Repeat word for word the lines from the top of the records through the line containing "import numpy as np", and skip the pictures.
* * *
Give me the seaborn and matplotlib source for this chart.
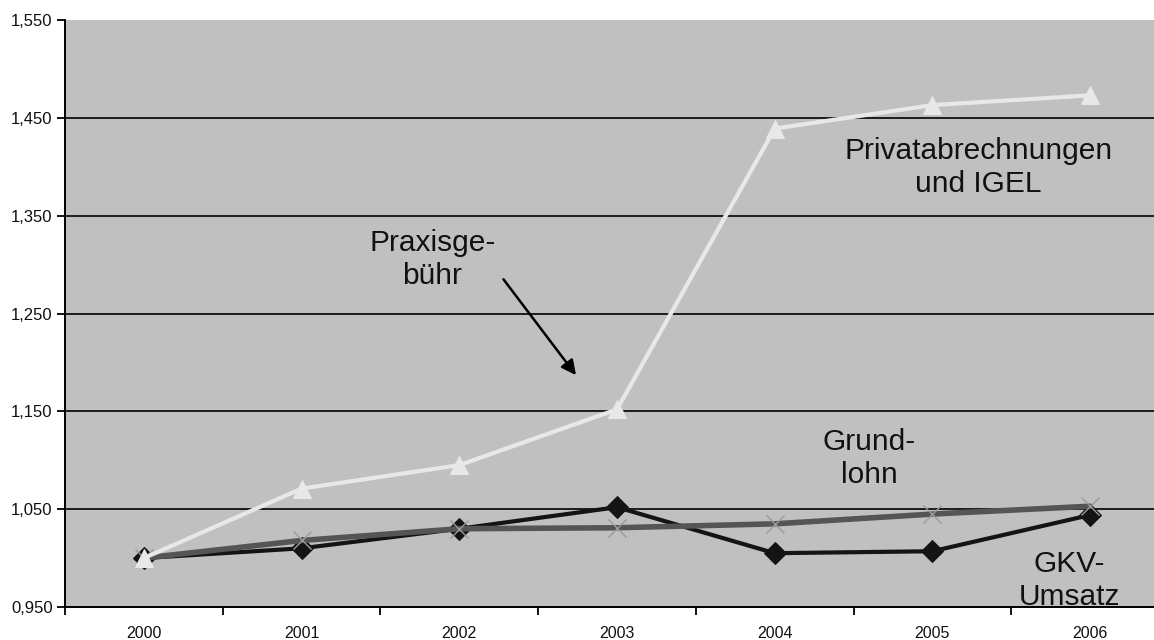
import matplotlib
matplotlib.use("Agg")
import matplotlib.pyplot as plt
import seaborn as sns
import pandas as pd
import numpy as np

# ---- data ----
years = [2000, 2001, 2002, 2003, 2004, 2005, 2006]
gkv_umsatz = [1.000, 1.010, 1.030, 1.052, 1.005, 1.007, 1.044]
grundlohn = [1.000, 1.018, 1.030, 1.031, 1.035, 1.045, 1.053]
privat_igel = [1.000, 1.071, 1.095, 1.152, 1.439, 1.463, 1.473]
yticks = [0.95, 1.05, 1.15, 1.25, 1.35, 1.45, 1.55]
ytick_labels = ["0,950", "1,050", "1,150", "1,250", "1,350", "1,450", "1,550"]
year_labels = ["2000", "2001", "2002", "2003", "2004", "2005", "2006"]

sns.set_style("white")
plt.rcParams["font.family"] = ["Liberation Sans", "DejaVu Sans"]

fig = plt.figure(figsize=(11.54, 6.40), dpi=100)
W, H = 1154, 640
left_px, right_px, top_px, bottom_px = 65, 1169, 20, 607
ax = fig.add_axes([left_px / W, 1 - bottom_px / H,
                   (right_px - left_px) / W, (bottom_px - top_px) / H])
ax.set_facecolor("#c0c0c0")

df = pd.DataFrame({"year": years, "gkv": gkv_umsatz,
                   "grund": grundlohn, "privat": privat_igel})

sns.lineplot(data=df, x="year", y="gkv", ax=ax, color="#141414", lw=3.0,
             marker="D", markersize=11, markeredgecolor="#141414", zorder=3)
sns.lineplot(data=df, x="year", y="grund", ax=ax, color="#555555", lw=4.0,
             marker="x", markersize=13, markeredgewidth=1.0,
             markeredgecolor="#9a9a9a", zorder=4)
sns.lineplot(data=df, x="year", y="privat", ax=ax, color="#e8e8e8", lw=3.0,
             marker="^", markersize=13, markeredgecolor="#e8e8e8",
             markerfacecolor="#e8e8e8", zorder=5)

ax.set_xlim(years[0] - 0.5, years[-1] + 0.5)
ax.set_ylim(yticks[0], yticks[-1])
ax.set_yticks(yticks)
ax.set_yticklabels(ytick_labels)

# category boundaries as major ticks, labels on minor ticks
ax.set_xticks(np.array(years + [years[-1] + 1]) - 0.5)
ax.set_xticklabels([])
ax.set_xticks(years, minor=True)
ax.set_xticklabels(year_labels, minor=True)
ax.tick_params(axis="x", which="major", direction="out", length=6, width=1.3,
               color="black", bottom=True)
ax.tick_params(axis="x", which="minor", length=0, pad=14, labelsize=11.5,
               labelcolor="#111111")
ax.tick_params(axis="y", direction="out", length=6, width=1.3, color="black",
               left=True, pad=3, labelsize=12, labelcolor="#111111")

ax.set_xlabel("")
ax.set_ylabel("")
ax.yaxis.grid(True, color="black", lw=1.2)
ax.xaxis.grid(False)
ax.set_axisbelow(True)
ax.get_ygridlines()[-1].set_visible(False)

for s in ["top", "right"]:
    ax.spines[s].set_visible(False)
for s in ["left", "bottom"]:
    ax.spines[s].set_color("black")
    ax.spines[s].set_linewidth(1.4)

fs = 21.5
kw = dict(ha="center", va="center", fontsize=fs, color="#111111",
          linespacing=1.25, zorder=6)
ax.text(2001.83, 1.305, "Praxisge-\nbühr", **kw)
ax.text(2005.29, 1.399, "Privatabrechnungen\nund IGEL", **kw)
ax.text(2004.60, 1.102, "Grund-\nlohn", **kw)
ax.text(2005.87, 0.977, "GKV-\nUmsatz", **kw)

ax.annotate("", xy=(2002.74, 1.187), xytext=(2002.28, 1.285),
            arrowprops=dict(arrowstyle="-|>", color="black", lw=1.8,
                            mutation_scale=22, shrinkA=0, shrinkB=0),
            zorder=6)

fig.savefig("out.png", dpi=100)
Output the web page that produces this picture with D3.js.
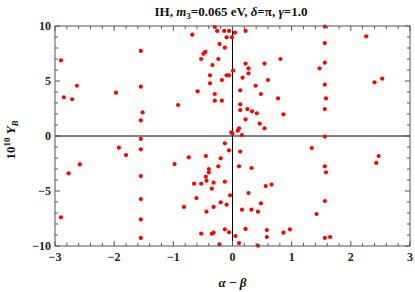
<!DOCTYPE html>
<html><head><meta charset="utf-8">
<script src="https://cdn.jsdelivr.net/npm/d3@7"></script>
<style>body{margin:0;background:#fff}svg{display:block}</style>
</head><body>
<script>
const xTicks = [-3,-2,-1,0,1,2,3];
const yTicks = [-10,-5,0,5,10];
const xVals = [-2.90,-2.85,-2.71,-2.63,-1.97,-1.55,-1.55,-1.52,-1.55,
 -0.30,-0.26,-0.14,-0.06,0.04,0.22,-0.68,-0.10,-0.01,-0.22,-0.13,-0.46,-0.49,-0.53,-0.24,0.81,-0.34,0.22,0.54,0.27,0.01,0.27,-0.38,-0.10,-0.06,0.17,-0.18,0.60,-0.38,0.39,-0.59,0.13,-0.30,0.48,0.77,-0.30,-0.18,-0.92,0.13,0.13,0.25,0.33,0.41,0.86,0.22,0.46,0.54,0.11,0.09,-0.02,0.00,0.16,
 1.56,2.26,1.56,1.56,1.47,2.53,2.40,1.56,1.58,1.56,1.56,
 -1.55,-1.92,-1.55,-1.80,-2.58,-2.77,-1.55,-1.55,-2.90,-1.55,-1.55,
 -0.13,-0.06,0.13,-0.74,-0.45,-0.20,-0.98,-0.24,0.11,0.32,-0.40,-0.40,-0.45,-0.44,-0.13,-0.65,-0.53,-0.32,-0.35,0.56,0.66,0.27,-0.04,-0.61,-0.20,-0.10,0.48,-0.82,-0.32,-0.44,0.16,0.32,0.43,-0.13,0.22,0.58,0.97,-0.06,-0.53,-0.35,-0.32,0.86,0.58,0.05,0.11,-0.22,0.43,
 1.34,2.47,2.43,1.56,1.58,1.56,1.42,1.56,1.65];
const yVals = [6.88,3.52,3.34,4.57,3.94,7.73,4.48,2.15,1.42,
 9.91,9.55,9.55,9.55,9.39,9.55,9.21,8.97,8.97,8.36,8.03,7.64,7.48,7.00,7.00,7.00,6.45,6.58,6.58,6.15,5.94,5.70,5.52,5.52,5.52,5.30,5.09,5.09,4.79,4.57,4.06,4.15,3.82,3.82,3.42,3.21,3.21,2.82,2.88,2.36,2.45,2.24,2.06,1.97,1.52,1.12,0.70,0.70,0.48,0.33,0.21,0.09,
 9.95,9.06,8.45,6.67,6.15,5.21,4.88,4.67,3.42,2.45,-0.05,
 -0.27,-1.06,-1.21,-1.73,-2.58,-3.39,-3.64,-5.73,-7.39,-7.58,-9.27,
 -0.67,-1.30,-1.42,-1.94,-1.82,-2.03,-2.55,-2.76,-2.76,-2.91,-3.00,-3.30,-3.70,-4.06,-4.15,-4.33,-4.33,-4.24,-4.79,-4.55,-4.42,-5.18,-5.39,-5.64,-6.03,-6.24,-6.12,-6.45,-6.45,-6.88,-6.70,-6.70,-6.88,-8.48,-8.45,-8.55,-8.48,-8.76,-8.88,-8.88,-8.79,-8.79,-9.18,-9.09,-9.73,-9.85,-9.97,
 -1.09,-1.82,-2.45,-2.76,-3.30,-5.91,-7.09,-9.27,-9.18];

const W=415,H=292;
const svg=d3.select("body").append("svg").attr("width",W).attr("height",H);
const L=55,R=410,T=26,B=246;
const x=d3.scaleLinear().domain([-3,3]).range([L,R]);
const y=d3.scaleLinear().domain([-10,10]).range([B,T]);
const frameCol="#555";

// zero axes
svg.append("line").attr("x1",x(0)).attr("x2",x(0)).attr("y1",T).attr("y2",B).attr("stroke","#000").attr("stroke-width",1);
svg.append("line").attr("x1",L).attr("x2",R).attr("y1",y(0)).attr("y2",y(0)).attr("stroke","#000").attr("stroke-width",1);

// points
svg.append("g").selectAll("circle").data(xVals.map((d,i)=>[d,yVals[i]])).join("circle")
 .attr("cx",d=>x(d[0])).attr("cy",d=>y(d[1])).attr("r",2.1).attr("fill","#f00");

// frame
svg.append("rect").attr("x",L).attr("y",T).attr("width",R-L).attr("height",B-T)
 .attr("fill","none").attr("stroke",frameCol).attr("stroke-width",1);

const xMinor=d3.range(-3,3.001,0.2).filter(v=>Math.abs(v-Math.round(v))>1e-6);
const yMinor=d3.range(-10,10.001,1).filter(v=>v%5!==0);
const tg=svg.append("g").attr("stroke",frameCol).attr("stroke-width",1);
function xt(vals,len){vals.forEach(v=>{
  tg.append("line").attr("x1",x(v)).attr("x2",x(v)).attr("y1",B).attr("y2",B-len);
  tg.append("line").attr("x1",x(v)).attr("x2",x(v)).attr("y1",T).attr("y2",T+len);});}
function yt(vals,len){vals.forEach(v=>{
  tg.append("line").attr("y1",y(v)).attr("y2",y(v)).attr("x1",L).attr("x2",L+len);
  tg.append("line").attr("y1",y(v)).attr("y2",y(v)).attr("x1",R).attr("x2",R-len);});}
xt(xTicks,5);xt(xMinor,3);yt(yTicks,5);yt(yMinor,3);

const font="'Liberation Serif','Times New Roman',serif";
const fmt=v=>v<0?"\u2212"+(-v):String(v);
svg.append("g").selectAll("text").data(xTicks).join("text")
 .attr("x",d=>x(d)).attr("y",B+15).attr("text-anchor","middle")
 .attr("font-family",font).attr("font-weight","bold").attr("font-size",12).attr("fill","#222")
 .text(fmt);
svg.append("g").selectAll("text").data(yTicks).join("text")
 .attr("x",L-4).attr("y",d=>y(d)+4).attr("text-anchor","end")
 .attr("font-family",font).attr("font-weight","bold").attr("font-size",12).attr("fill","#222")
 .text(fmt);

// title
const t=svg.append("text").attr("x",231).attr("y",16).attr("text-anchor","middle")
 .attr("font-family",font).attr("font-weight","bold").attr("font-size",13).attr("fill","#111");
t.append("tspan").text("IH, ");
t.append("tspan").attr("font-style","italic").text("m");
t.append("tspan").attr("font-size",9).attr("dy",3).text("3");
t.append("tspan").attr("dy",-3).text("=0.065 eV, ");
t.append("tspan").attr("font-style","italic").text("\u03b4");
t.append("tspan").text("=\u03c0, ");
t.append("tspan").attr("font-style","italic").text("\u03b3");
t.append("tspan").text("=1.0");

// x label
const xl=svg.append("text").attr("x",x(0)).attr("y",287).attr("text-anchor","middle")
 .attr("font-family",font).attr("font-weight","bold").attr("font-size",13).attr("fill","#111");
xl.append("tspan").attr("font-style","italic").text("\u03b1");
xl.append("tspan").text(" \u2212 ");
xl.append("tspan").attr("font-style","italic").text("\u03b2");

// y label
const yl=svg.append("text").attr("transform",`translate(15,${y(0)+4}) rotate(-90)`).attr("text-anchor","middle")
 .attr("font-family",font).attr("font-weight","bold").attr("font-size",13).attr("fill","#111");
yl.append("tspan").text("10");
yl.append("tspan").attr("font-size",9).attr("dy",-5).text("10");
yl.append("tspan").attr("dy",5).text(" ");
yl.append("tspan").attr("font-style","italic").text("Y");
yl.append("tspan").attr("font-style","italic").attr("font-size",9).attr("dy",3).text("B");
</script>
</body></html>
* * *
**Correct result**.
Give me the seaborn and matplotlib source for this chart.
import matplotlib
matplotlib.use("Agg")
import matplotlib.pyplot as plt
import seaborn as sns
import pandas as pd
import numpy as np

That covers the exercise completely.